§ Input rows
============================================================
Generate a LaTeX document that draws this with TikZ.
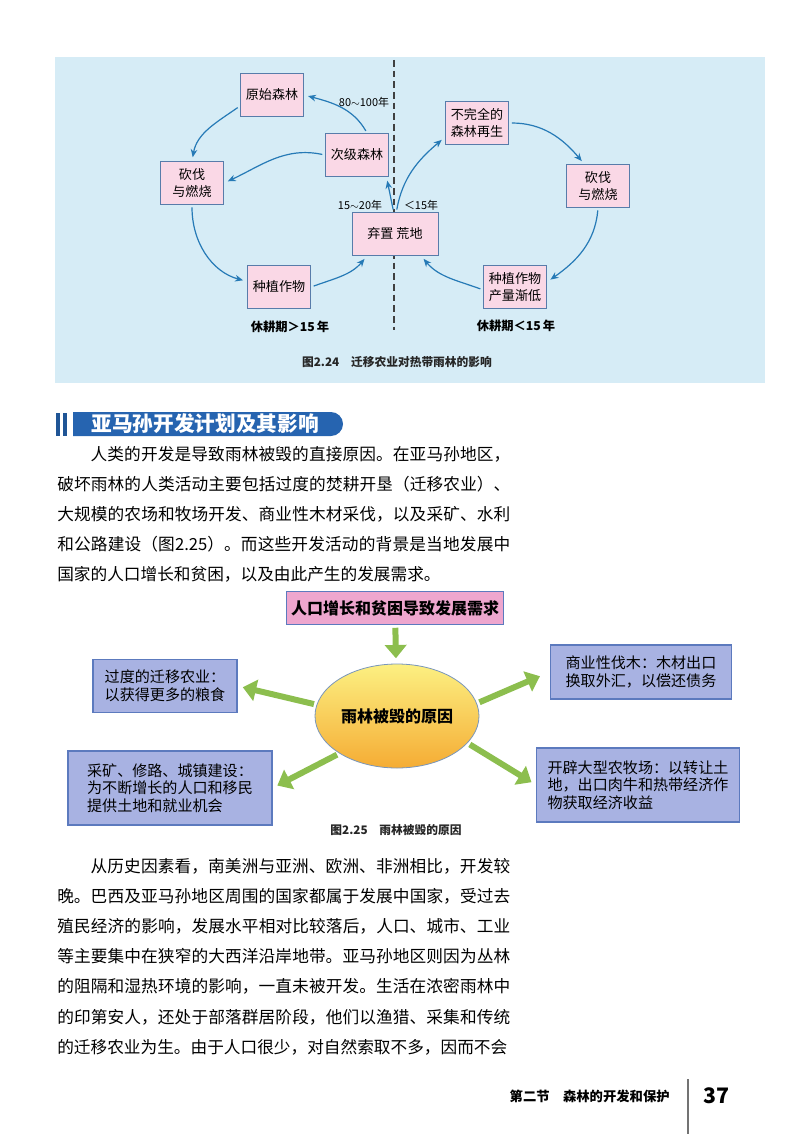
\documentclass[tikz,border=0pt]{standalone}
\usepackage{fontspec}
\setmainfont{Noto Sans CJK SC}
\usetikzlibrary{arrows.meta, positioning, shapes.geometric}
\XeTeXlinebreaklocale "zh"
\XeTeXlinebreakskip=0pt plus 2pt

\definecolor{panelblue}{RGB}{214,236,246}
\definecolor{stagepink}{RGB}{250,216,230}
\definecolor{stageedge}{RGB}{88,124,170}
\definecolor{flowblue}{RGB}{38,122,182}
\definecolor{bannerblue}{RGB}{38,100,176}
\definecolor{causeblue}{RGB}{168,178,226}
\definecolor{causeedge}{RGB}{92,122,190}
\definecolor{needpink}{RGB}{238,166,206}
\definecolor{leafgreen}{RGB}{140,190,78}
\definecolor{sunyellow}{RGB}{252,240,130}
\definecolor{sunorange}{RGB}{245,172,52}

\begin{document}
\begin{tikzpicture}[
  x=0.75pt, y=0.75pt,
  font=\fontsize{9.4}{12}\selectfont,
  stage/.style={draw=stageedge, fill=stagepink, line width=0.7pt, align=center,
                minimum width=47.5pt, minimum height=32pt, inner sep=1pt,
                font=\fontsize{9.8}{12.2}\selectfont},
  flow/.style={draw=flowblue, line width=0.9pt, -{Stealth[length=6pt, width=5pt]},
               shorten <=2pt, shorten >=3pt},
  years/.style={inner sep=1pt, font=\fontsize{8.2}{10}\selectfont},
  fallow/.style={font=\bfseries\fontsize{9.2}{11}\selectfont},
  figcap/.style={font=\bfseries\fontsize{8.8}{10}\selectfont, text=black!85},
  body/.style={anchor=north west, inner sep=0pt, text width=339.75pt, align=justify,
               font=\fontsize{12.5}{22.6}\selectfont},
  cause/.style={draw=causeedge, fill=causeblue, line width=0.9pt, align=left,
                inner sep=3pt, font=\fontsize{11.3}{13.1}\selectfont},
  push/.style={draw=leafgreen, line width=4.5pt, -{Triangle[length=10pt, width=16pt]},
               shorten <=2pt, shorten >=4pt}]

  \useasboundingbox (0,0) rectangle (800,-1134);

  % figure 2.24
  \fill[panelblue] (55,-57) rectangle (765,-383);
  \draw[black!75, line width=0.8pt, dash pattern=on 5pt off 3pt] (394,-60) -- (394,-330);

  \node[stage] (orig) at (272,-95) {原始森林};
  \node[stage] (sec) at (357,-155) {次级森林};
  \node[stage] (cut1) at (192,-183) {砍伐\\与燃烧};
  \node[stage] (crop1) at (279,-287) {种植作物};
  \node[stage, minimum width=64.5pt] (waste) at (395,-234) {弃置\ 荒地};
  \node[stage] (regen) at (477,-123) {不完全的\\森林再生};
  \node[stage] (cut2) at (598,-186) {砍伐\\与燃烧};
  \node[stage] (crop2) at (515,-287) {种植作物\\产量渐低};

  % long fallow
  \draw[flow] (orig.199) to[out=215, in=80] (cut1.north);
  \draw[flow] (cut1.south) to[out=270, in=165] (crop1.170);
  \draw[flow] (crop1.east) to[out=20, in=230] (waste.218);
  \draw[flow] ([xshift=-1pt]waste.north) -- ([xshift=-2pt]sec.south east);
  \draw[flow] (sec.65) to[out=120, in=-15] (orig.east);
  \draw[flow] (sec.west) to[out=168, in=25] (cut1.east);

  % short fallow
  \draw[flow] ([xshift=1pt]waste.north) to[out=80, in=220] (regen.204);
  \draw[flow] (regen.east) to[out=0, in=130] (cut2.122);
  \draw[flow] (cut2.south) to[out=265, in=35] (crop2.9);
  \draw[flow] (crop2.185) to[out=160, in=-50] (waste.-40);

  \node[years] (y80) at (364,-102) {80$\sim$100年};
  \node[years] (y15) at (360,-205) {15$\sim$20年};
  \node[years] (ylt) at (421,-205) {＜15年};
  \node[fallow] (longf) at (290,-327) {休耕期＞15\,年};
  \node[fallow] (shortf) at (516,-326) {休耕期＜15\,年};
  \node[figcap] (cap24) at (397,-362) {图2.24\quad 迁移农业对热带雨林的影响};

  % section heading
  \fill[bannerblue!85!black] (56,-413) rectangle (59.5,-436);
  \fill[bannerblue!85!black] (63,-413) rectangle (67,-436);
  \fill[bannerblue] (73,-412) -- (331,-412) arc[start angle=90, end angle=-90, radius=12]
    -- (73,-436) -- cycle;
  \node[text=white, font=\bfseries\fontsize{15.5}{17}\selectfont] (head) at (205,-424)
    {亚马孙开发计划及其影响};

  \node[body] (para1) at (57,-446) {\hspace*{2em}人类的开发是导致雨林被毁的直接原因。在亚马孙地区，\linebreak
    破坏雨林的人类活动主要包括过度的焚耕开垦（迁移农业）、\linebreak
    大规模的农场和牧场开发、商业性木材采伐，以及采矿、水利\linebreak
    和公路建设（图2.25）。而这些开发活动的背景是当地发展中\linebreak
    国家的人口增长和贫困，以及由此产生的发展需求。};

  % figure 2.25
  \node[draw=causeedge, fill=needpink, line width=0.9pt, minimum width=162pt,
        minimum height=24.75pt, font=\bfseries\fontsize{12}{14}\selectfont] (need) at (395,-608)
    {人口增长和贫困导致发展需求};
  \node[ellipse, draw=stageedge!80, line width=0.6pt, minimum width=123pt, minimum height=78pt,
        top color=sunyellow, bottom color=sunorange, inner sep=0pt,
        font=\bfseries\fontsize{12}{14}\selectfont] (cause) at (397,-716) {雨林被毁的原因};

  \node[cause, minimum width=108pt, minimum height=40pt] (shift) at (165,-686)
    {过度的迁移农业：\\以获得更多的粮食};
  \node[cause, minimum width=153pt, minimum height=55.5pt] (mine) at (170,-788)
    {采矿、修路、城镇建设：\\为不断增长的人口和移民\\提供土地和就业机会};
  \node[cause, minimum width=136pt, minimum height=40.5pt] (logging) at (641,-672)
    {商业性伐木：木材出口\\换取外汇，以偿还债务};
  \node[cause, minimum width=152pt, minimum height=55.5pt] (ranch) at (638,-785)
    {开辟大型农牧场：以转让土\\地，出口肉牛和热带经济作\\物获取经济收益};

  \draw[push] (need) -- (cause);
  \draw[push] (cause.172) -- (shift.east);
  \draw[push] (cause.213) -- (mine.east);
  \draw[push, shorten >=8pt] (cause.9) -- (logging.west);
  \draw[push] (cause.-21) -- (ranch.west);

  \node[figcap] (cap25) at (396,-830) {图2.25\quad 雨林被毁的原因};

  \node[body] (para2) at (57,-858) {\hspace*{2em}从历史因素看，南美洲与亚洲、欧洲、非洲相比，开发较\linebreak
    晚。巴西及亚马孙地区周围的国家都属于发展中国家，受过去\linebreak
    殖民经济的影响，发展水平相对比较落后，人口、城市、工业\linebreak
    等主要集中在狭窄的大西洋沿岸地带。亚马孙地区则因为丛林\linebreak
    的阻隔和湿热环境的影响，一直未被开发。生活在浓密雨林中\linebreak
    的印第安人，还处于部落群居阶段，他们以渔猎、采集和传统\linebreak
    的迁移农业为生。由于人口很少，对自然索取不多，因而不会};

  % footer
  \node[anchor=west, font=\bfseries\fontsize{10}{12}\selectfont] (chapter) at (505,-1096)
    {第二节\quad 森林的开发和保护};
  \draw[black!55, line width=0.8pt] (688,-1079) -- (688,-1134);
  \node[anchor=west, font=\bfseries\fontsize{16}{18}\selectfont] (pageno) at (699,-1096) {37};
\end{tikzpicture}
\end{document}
============================================================
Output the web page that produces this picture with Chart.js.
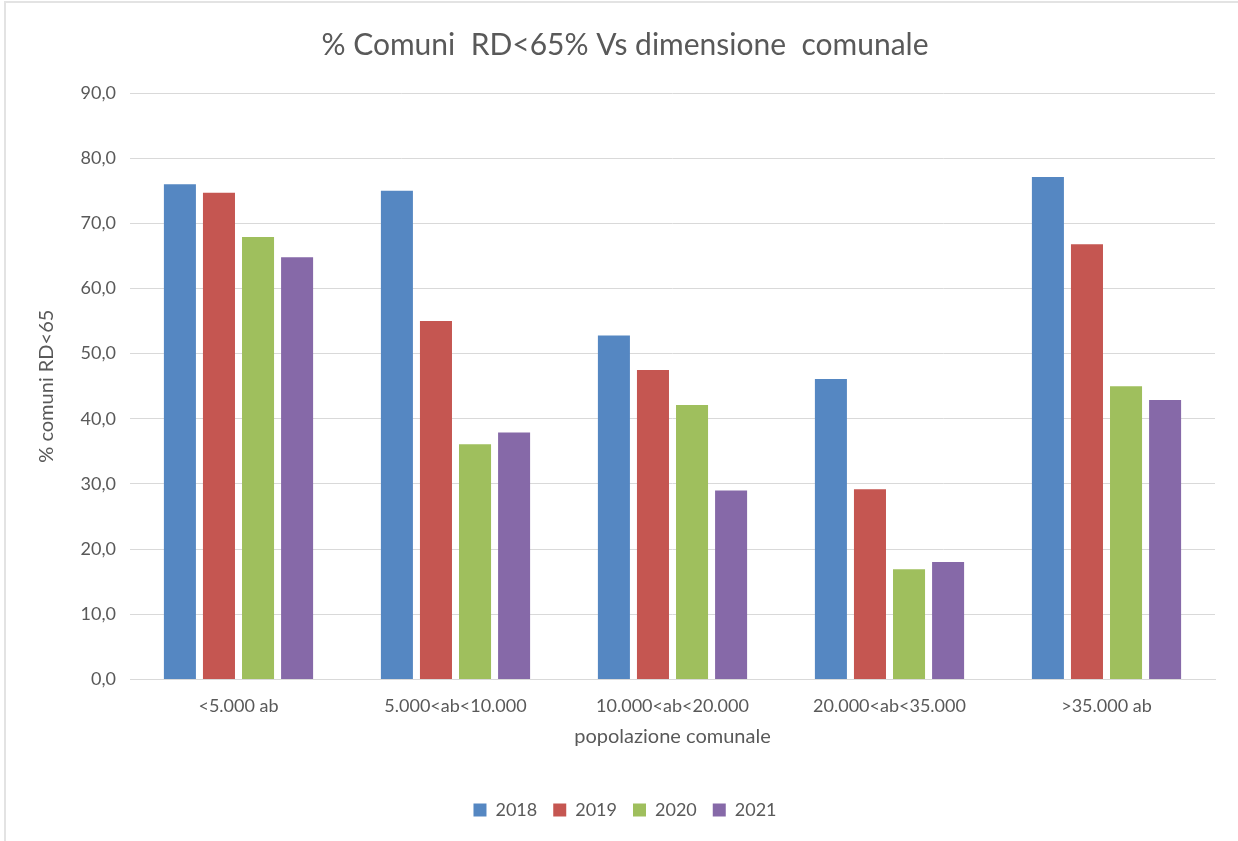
============================================================
§ Task instructions
Restate word for word the lines that begin at the one with "Generate a LaTeX" and end at the one with "(394,-60) -- (394,-330);", including both, and leave every picture aside.

§ Reply
Generate a LaTeX document that draws this with TikZ.
\documentclass[tikz,border=0pt]{standalone}
\usepackage{fontspec}
\setmainfont{Noto Sans CJK SC}
\usetikzlibrary{arrows.meta, positioning, shapes.geometric}
\XeTeXlinebreaklocale "zh"
\XeTeXlinebreakskip=0pt plus 2pt

\definecolor{panelblue}{RGB}{214,236,246}
\definecolor{stagepink}{RGB}{250,216,230}
\definecolor{stageedge}{RGB}{88,124,170}
\definecolor{flowblue}{RGB}{38,122,182}
\definecolor{bannerblue}{RGB}{38,100,176}
\definecolor{causeblue}{RGB}{168,178,226}
\definecolor{causeedge}{RGB}{92,122,190}
\definecolor{needpink}{RGB}{238,166,206}
\definecolor{leafgreen}{RGB}{140,190,78}
\definecolor{sunyellow}{RGB}{252,240,130}
\definecolor{sunorange}{RGB}{245,172,52}

\begin{document}
\begin{tikzpicture}[
  x=0.75pt, y=0.75pt,
  font=\fontsize{9.4}{12}\selectfont,
  stage/.style={draw=stageedge, fill=stagepink, line width=0.7pt, align=center,
                minimum width=47.5pt, minimum height=32pt, inner sep=1pt,
                font=\fontsize{9.8}{12.2}\selectfont},
  flow/.style={draw=flowblue, line width=0.9pt, -{Stealth[length=6pt, width=5pt]},
               shorten <=2pt, shorten >=3pt},
  years/.style={inner sep=1pt, font=\fontsize{8.2}{10}\selectfont},
  fallow/.style={font=\bfseries\fontsize{9.2}{11}\selectfont},
  figcap/.style={font=\bfseries\fontsize{8.8}{10}\selectfont, text=black!85},
  body/.style={anchor=north west, inner sep=0pt, text width=339.75pt, align=justify,
               font=\fontsize{12.5}{22.6}\selectfont},
  cause/.style={draw=causeedge, fill=causeblue, line width=0.9pt, align=left,
                inner sep=3pt, font=\fontsize{11.3}{13.1}\selectfont},
  push/.style={draw=leafgreen, line width=4.5pt, -{Triangle[length=10pt, width=16pt]},
               shorten <=2pt, shorten >=4pt}]

  \useasboundingbox (0,0) rectangle (800,-1134);

  % figure 2.24
  \fill[panelblue] (55,-57) rectangle (765,-383);
  \draw[black!75, line width=0.8pt, dash pattern=on 5pt off 3pt] (394,-60) -- (394,-330);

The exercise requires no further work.